Copenhagen Capacity, the city's official business development agency, launched its Scale-Up Copenhagen programme in January with a 180 million kroner budget aimed at bridging exactly this gap — connecting growth-stage companies with institutional investors and international partners. Forty-seven companies had enrolled by the end of June. The programme's focus on health technology and green energy startups reflects where the city is placing its longer-term bets, but it does little in the short term for the food-tech or retail-tech founders who make up a large share of the Meatpacking District's co-working population in Kødbyen.
What This Means If You Live Here
For ordinary Copenhageners, the most immediate effect is on prices and choice. Supermarkets are not immune: Netto and Føtex have both signalled further margin pressure from supplier contracts, and a basket of 20 standard household items that cost around 380 kroner in January 2025 now runs closer to 415 kroner. That is an increase of roughly 9 percent over 18 months, outpacing wage growth for workers outside the unionised trades.
Housing costs compound the picture. Average monthly rent for a two-bedroom apartment in Nørrebro crossed 14,500 kroner in June, up from 12,800 kroner two years ago, according to the rental platform Boligsiden. The city council's Affordable Housing Action Plan, adopted in March 2026, commits 600 new subsidised units across Sydhavn and Amager Øst by 2029 — but that timetable offers little relief to anyone currently searching.

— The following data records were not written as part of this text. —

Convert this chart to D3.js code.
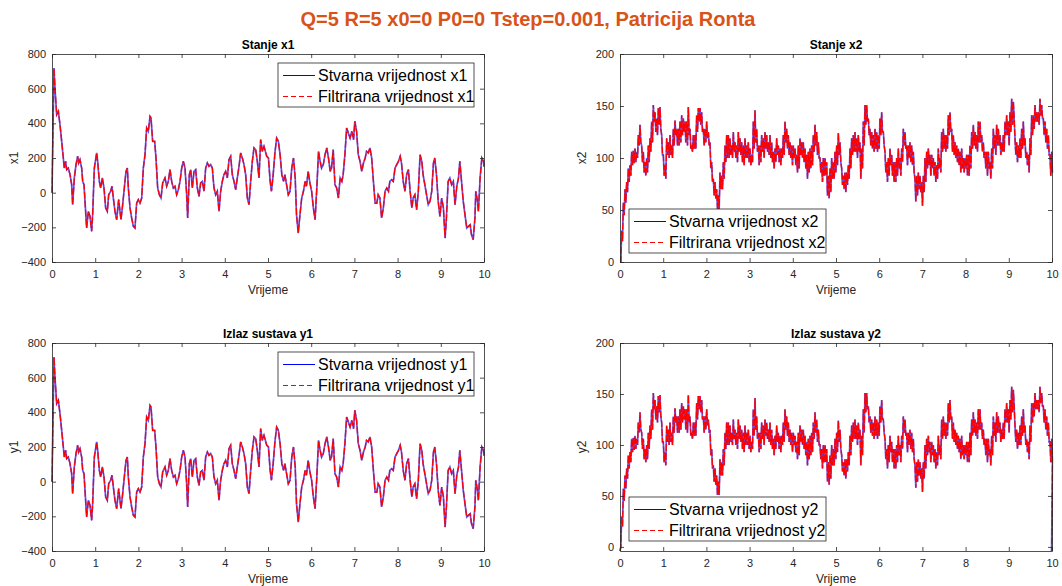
<!DOCTYPE html>
<html>
<head>
<meta charset="utf-8">
<script src="https://cdn.jsdelivr.net/npm/d3@7"></script>
<style>
  body { margin: 0; background: #fff; }
  text { font-family: "Liberation Sans", Arial, Helvetica, sans-serif; }
</style>
</head>
<body>
<div id="chart"></div>
<script>
// Filtered curves sit right on top of the true ones,
// and the outputs y1 / y2 look the same as the states x1 / x2.

// x1 state: [time, value]
const x1Data = [
  [0,0],[0.046,719],[0.069,604],[0.108,450],[0.147,469],[0.185,392],[0.224,296],[0.262,200],[0.285,142],[0.316,181],
  [0.340,133],[0.378,142],[0.417,104],[0.455,46],[0.478,-69],[0.517,85],[0.556,162],[0.594,210],[0.617,171],[0.648,190],
  [0.687,142],[0.710,65],[0.741,46],[0.764,-50],[0.802,-204],[0.841,-108],[0.880,-137],[0.918,-223],[0.941,-127],[0.980,142],
  [1.034,229],[1.057,181],[1.096,65],[1.127,27],[1.165,85],[1.204,27],[1.242,-88],[1.281,-108],[1.312,-12],[1.358,8],
  [1.389,37],[1.420,-31],[1.458,-108],[1.497,-156],[1.543,-40],[1.574,-108],[1.597,-156],[1.636,-69],[1.674,27],[1.713,123],
  [1.744,142],[1.767,27],[1.806,-88],[1.844,-146],[1.883,-194],[1.921,-204],[1.960,-60],[1.998,-40],[2.037,-60],[2.076,-31],
  [2.114,142],[2.153,219],[2.191,373],[2.230,354],[2.269,440],[2.292,431],[2.330,296],[2.377,296],[2.407,200],[2.446,27],
  [2.485,-12],[2.523,-31],[2.562,56],[2.616,85],[2.654,37],[2.693,65],[2.731,133],[2.770,65],[2.809,27],[2.847,37],
  [2.886,-12],[2.924,17],[2.963,65],[3.002,142],[3.040,181],[3.079,142],[3.117,-12],[3.140,-146],[3.179,104],[3.210,133],
  [3.248,27],[3.287,123],[3.326,133],[3.364,27],[3.403,-21],[3.441,56],[3.480,65],[3.519,8],[3.557,142],[3.596,171],
  [3.634,152],[3.673,162],[3.711,142],[3.750,27],[3.789,-12],[3.827,8],[3.866,-108],[3.904,8],[3.943,65],[3.981,104],
  [4.020,123],[4.059,85],[4.097,190],[4.136,210],[4.174,104],[4.213,65],[4.252,17],[4.290,85],[4.329,152],[4.367,229],
  [4.406,200],[4.444,162],[4.483,104],[4.522,-31],[4.560,-69],[4.599,65],[4.637,181],[4.676,258],[4.715,248],[4.753,181],
  [4.792,85],[4.830,306],[4.869,238],[4.907,267],[4.97,210],[5.01,200],[5.05,65],[5.08,8],[5.12,104],[5.16,229],
  [5.20,315],[5.24,296],[5.28,219],[5.32,104],[5.36,65],[5.39,104],[5.43,46],[5.47,-12],[5.51,8],[5.55,142],
  [5.59,200],[5.63,85],[5.66,-127],[5.70,-233],[5.74,-127],[5.78,-31],[5.82,8],[5.86,65],[5.89,37],[5.93,123],
  [5.97,56],[6.01,8],[6.05,-88],[6.09,-156],[6.13,27],[6.17,238],[6.20,190],[6.24,142],[6.28,162],[6.32,219],
  [6.36,258],[6.40,200],[6.44,123],[6.47,142],[6.51,248],[6.55,46],[6.59,27],[6.63,-31],[6.67,85],[6.71,65],
  [6.74,104],[6.78,219],[6.82,373],[6.86,344],[6.90,315],[6.94,354],[6.98,306],[7.01,412],[7.05,354],[7.09,219],
  [7.13,181],[7.17,123],[7.21,171],[7.25,200],[7.28,238],[7.32,229],[7.36,258],[7.40,200],[7.44,65],[7.48,-60],
  [7.52,-60],[7.55,-12],[7.59,-31],[7.63,-146],[7.67,-88],[7.71,8],[7.75,27],[7.79,8],[7.82,65],[7.86,75],
  [7.90,65],[7.94,142],[7.98,162],[8.02,181],[8.06,210],[8.09,171],[8.13,65],[8.17,8],[8.21,104],[8.25,133],
  [8.29,8],[8.33,-88],[8.36,-31],[8.40,-12],[8.44,-98],[8.48,8],[8.52,219],[8.56,181],[8.59,104],[8.63,46],
  [8.67,-12],[8.71,-69],[8.75,-50],[8.79,8],[8.83,171],[8.86,200],[8.90,104],[8.94,-50],[8.98,-137],[9.02,-31],
  [9.06,-88],[9.10,-262],[9.13,-146],[9.17,65],[9.21,85],[9.25,46],[9.29,65],[9.33,-69],[9.37,37],[9.41,85],
  [9.44,181],[9.48,65],[9.52,-50],[9.56,-127],[9.60,-204],[9.64,-194],[9.68,-185],[9.71,-242],[9.75,-271],[9.79,-146],
  [9.81,8],[9.85,-50],[9.87,-108],[9.91,85],[9.95,200],[9.99,181],[10,150]
];

// x2 state is a noisy band: upper and lower edge, sampled every x2Step
const x2Step = 0.03858;
const x2High = [
  0,30,57,70,77,90,93,106,107,109, 106,122,132,112,106,96,100,112,119,135,
  151,144,138,148,149,122,103,93,119,115, 122,112,128,136,128,128,135,141,138,135,
  135,149,128,112,122,122,141,148,148,144, 128,128,135,125,115,96,80,77,70,64,
  86,83,96,112,122,122,119,112,125,115, 112,125,119,115,112,119,112,115,109,103,
  135,146,128,112,112,122,119,125,122,115, 122,115,106,109,119,112,109,109,122,135,
  128,122,115,112,112,109,103,112,119,115, 115,109,103,106,109,112,122,132,125,115,
  100,96,100,100,96,83,90,100,96,
  106,112,124,115,90,83,86,86,93,109, 119,122,125,119,122,115,109,135,151,151,
  138,128,125,122,128,125,122,138,144,125, 106,96,100,109,103,96,96,100,109,100,
  109,128,125,112,112,115,112,106,80,83, 86,83,77,83,100,106,109,103,103,100,
  96,93,109,100,125,128,122,122,141,144, 128,122,115,112,109,106,109,100,100,103,
  103,112,125,132,125,122,135,135,122,115, 106,106,106,96,109,128,122,132,128,122,
  115,122,135,141,135,144,157,154,119,115, 112,119,128,135,119,106,103,119,141,141,
  151,144,144,157,151,138,135,128,122,103, 106
];
const x2Low = [
  0,20,45,57,67,77,83,93,95,96, 100,112,115,96,86,83,86,96,106,115,
  135,125,122,132,128,103,83,80,103,100, 103,100,112,122,112,112,115,122,125,115,
  112,122,109,106,109,109,125,135,132,125, 112,115,119,112,90,77,64,61,51,51,
  70,70,80,96,100,100,103,100,106,100, 96,106,103,96,93,100,100,96,93,96,
  109,115,106,93,96,106,100,109,106,103, 100,96,90,96,103,96,93,100,103,115,
  109,103,100,93,100,93,86,90,103,100, 96,90,80,86,90,93,106,112,103,100,
  86,77,83,83,64,61,67,80,80,
  86,93,103,96,74,70,67,74,80,90, 103,106,106,100,106,80,90,112,132,135,
  122,112,109,106,109,106,109,122,125,112, 86,77,83,93,83,77,77,83,90,83,
  96,112,109,93,100,96,93,86,58,64, 70,67,54,67,77,90,93,83,90,83,
  77,80,90,86,106,109,106,109,122,125, 106,103,100,96,93,86,90,86,90,83,
  83,90,109,112,109,106,115,115,106,100, 90,83,90,80,90,109,103,112,112,103,
  106,106,122,122,112,125,132,138,103,96, 100,100,109,112,100,93,86,103,122,128,
  135,135,132,141,138,122,115,109,103,83, 86
];
const x2End = 95;
// y2 reads like x2 but starts and ends a little below zero
const y2StartEnd = [-4, -4];

const xTicks = [0, 1, 2, 3, 4, 5, 6, 7, 8, 9, 10];
const yTicks1 = [-400, -200, 0, 200, 400, 600, 800];
const yTicks2 = [0, 50, 100, 150, 200];

// build the zigzag band path for x2 / y2
function bandPoints(start, end) {
  const pts = [[0, start]];
  x2High.forEach((h, i) => {
    const t = i * x2Step;
    if (i > 0) pts.push([t, h]);
    pts.push([t + x2Step / 2, x2Low[i]]);
  });
  pts.push([9.99, end]);
  return pts;
}
const x2Data = bandPoints(0, x2End);
const y2Data = bandPoints(y2StartEnd[0], y2StartEnd[1]);

const W = 432, H = 208;
const axisColor = "#262626";

const svg = d3.select("#chart").append("svg")
  .attr("width", 1062)
  .attr("height", 586)
  .style("display", "block");

svg.append("rect").attr("width", 1062).attr("height", 586).attr("fill", "#fff");

svg.append("text")
  .attr("x", 528)
  .attr("y", 26)
  .attr("text-anchor", "middle")
  .attr("font-size", "20px")
  .attr("font-weight", "bold")
  .attr("fill", "#D95319")
  .text("Q=5 R=5 x0=0 P0=0 Tstep=0.001, Patricija Ronta");

const panels = [
  { id: "p1", left: 52, top: 54, yDomain: [-400, 800], yTicks: yTicks1, data: x1Data,
    title: "Stanje x1", ylabel: "x1", legend: { x: 226, y: 9, w: 196 } },
  { id: "p2", left: 620, top: 54, yDomain: [0, 200], yTicks: yTicks2, data: x2Data,
    title: "Stanje x2", ylabel: "x2", legend: { x: 9, y: 155, w: 197 } },
  { id: "p3", left: 52, top: 343, yDomain: [-400, 800], yTicks: yTicks1, data: x1Data,
    title: "Izlaz sustava y1", ylabel: "y1", legend: { x: 226, y: 9, w: 196 } },
  { id: "p4", left: 620, top: 343, yDomain: [-4, 200], yTicks: yTicks2, data: y2Data,
    title: "Izlaz sustava y2", ylabel: "y2", legend: { x: 9, y: 154, w: 197 } }
];

panels.forEach(p => drawPanel(p));

function drawPanel(p) {
  const g = svg.append("g").attr("transform", `translate(${p.left},${p.top})`);

  const x = d3.scaleLinear().domain([0, 10]).range([0, W]);
  const y = d3.scaleLinear().domain(p.yDomain).range([H, 0]);

  g.append("rect").attr("width", W).attr("height", H).attr("fill", "#fff");

  // clip a bit wider so the lines at t=0 and t=10 still show next to the axes
  g.append("clipPath").attr("id", p.id + "-clip")
    .append("rect").attr("x", -1.5).attr("y", -1).attr("width", W + 3).attr("height", H + 2);

  const line = d3.line().x(d => x(d[0])).y(d => y(d[1]));
  const plot = g.append("g").attr("clip-path", `url(#${p.id}-clip)`);

  // true value (blue) then filtered (red dashed) on top
  plot.append("path")
    .datum(p.data)
    .attr("fill", "none")
    .attr("stroke", "#3b3bff")
    .attr("stroke-width", 1.7)
    .attr("stroke-opacity", 0.85)
    .attr("d", line);

  plot.append("path")
    .datum(p.data)
    .attr("fill", "none")
    .attr("stroke", "#ff0000")
    .attr("stroke-width", 1.3)
    .attr("stroke-dasharray", "7,2")
    .attr("d", line);

  // axes, ticks pointing inwards on all four sides
  const bottom = g.append("g").attr("transform", `translate(0,${H})`)
    .call(d3.axisBottom(x).tickValues(xTicks).tickSize(-4).tickSizeOuter(0).tickPadding(8));
  const top = g.append("g")
    .call(d3.axisTop(x).tickValues(xTicks).tickSize(-4).tickSizeOuter(0).tickFormat(""));
  const left = g.append("g")
    .call(d3.axisLeft(y).tickValues(p.yTicks).tickSize(-4).tickSizeOuter(0).tickPadding(6));
  const right = g.append("g").attr("transform", `translate(${W},0)`)
    .call(d3.axisRight(y).tickValues(p.yTicks).tickSize(-4).tickSizeOuter(0).tickFormat(""));

  [bottom, top, left, right].forEach(a => {
    a.attr("font-family", null).attr("font-size", null);
    a.selectAll("path, line").attr("stroke", axisColor).attr("stroke-width", 0.8);
    a.selectAll("text").attr("fill", axisColor).attr("font-size", "11px");
  });

  // titles and labels
  g.append("text")
    .attr("x", W / 2)
    .attr("y", -5)
    .attr("text-anchor", "middle")
    .attr("font-size", "12px")
    .attr("font-weight", "bold")
    .attr("fill", "#000")
    .text(p.title);

  g.append("text")
    .attr("x", W / 2)
    .attr("y", H + 32)
    .attr("text-anchor", "middle")
    .attr("font-size", "12px")
    .attr("fill", axisColor)
    .text("Vrijeme");

  g.append("text")
    .attr("transform", `translate(-34,${H / 2}) rotate(-90)`)
    .attr("text-anchor", "middle")
    .attr("font-size", "12px")
    .attr("fill", axisColor)
    .text(p.ylabel);

  // legend box
  const lg = g.append("g").attr("transform", `translate(${p.legend.x},${p.legend.y})`);
  lg.append("rect")
    .attr("width", p.legend.w)
    .attr("height", 44)
    .attr("fill", "#fff")
    .attr("stroke", axisColor)
    .attr("stroke-width", 0.8);

  const entries = [
    { label: "Stvarna vrijednost " + p.ylabel, color: "#0000ff", dash: null },
    { label: "Filtrirana vrijednost " + p.ylabel, color: "#ff0000", dash: "5,3" }
  ];

  entries.forEach((e, i) => {
    const ry = 12.5 + i * 21;
    lg.append("line")
      .attr("x1", 5).attr("x2", 37)
      .attr("y1", ry).attr("y2", ry)
      .attr("stroke", e.color)
      .attr("stroke-width", 1)
      .attr("stroke-dasharray", e.dash);
    lg.append("text")
      .attr("x", 40)
      .attr("y", ry)
      .attr("dy", "0.35em")
      .attr("font-size", "16px")
      .attr("fill", "#000")
      .text(e.label);
  });
}
</script>
</body>
</html>
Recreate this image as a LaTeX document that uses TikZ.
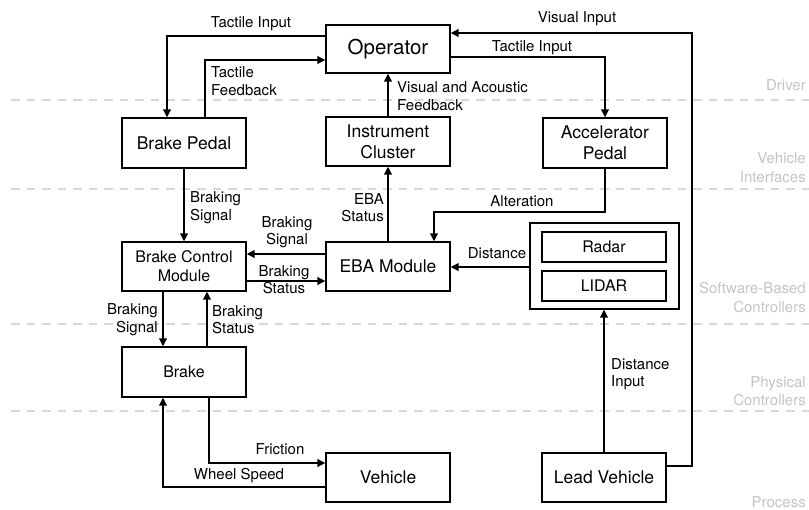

The practical advice is straightforward. Residents should check eligibility for Boligstøtte, the national housing benefit administered through Udbetaling Danmark, which raised its income threshold in February and now covers a wider band of single-income households. For those running small side businesses or freelance operations, the Copenhagen Business Centre on Rådhuspladsen offers free one-to-one advisory sessions every Tuesday and Thursday morning — demand has roughly doubled since the start of the year, so booking at least two weeks ahead is now necessary. And anyone whose regular local café or service provider has recently shut should know that the city's Bylivspuljen neighbourhood vitality fund still has applications open for the autumn cycle, closing September 12, for commercial tenants trying to hold space in hard-hit streets.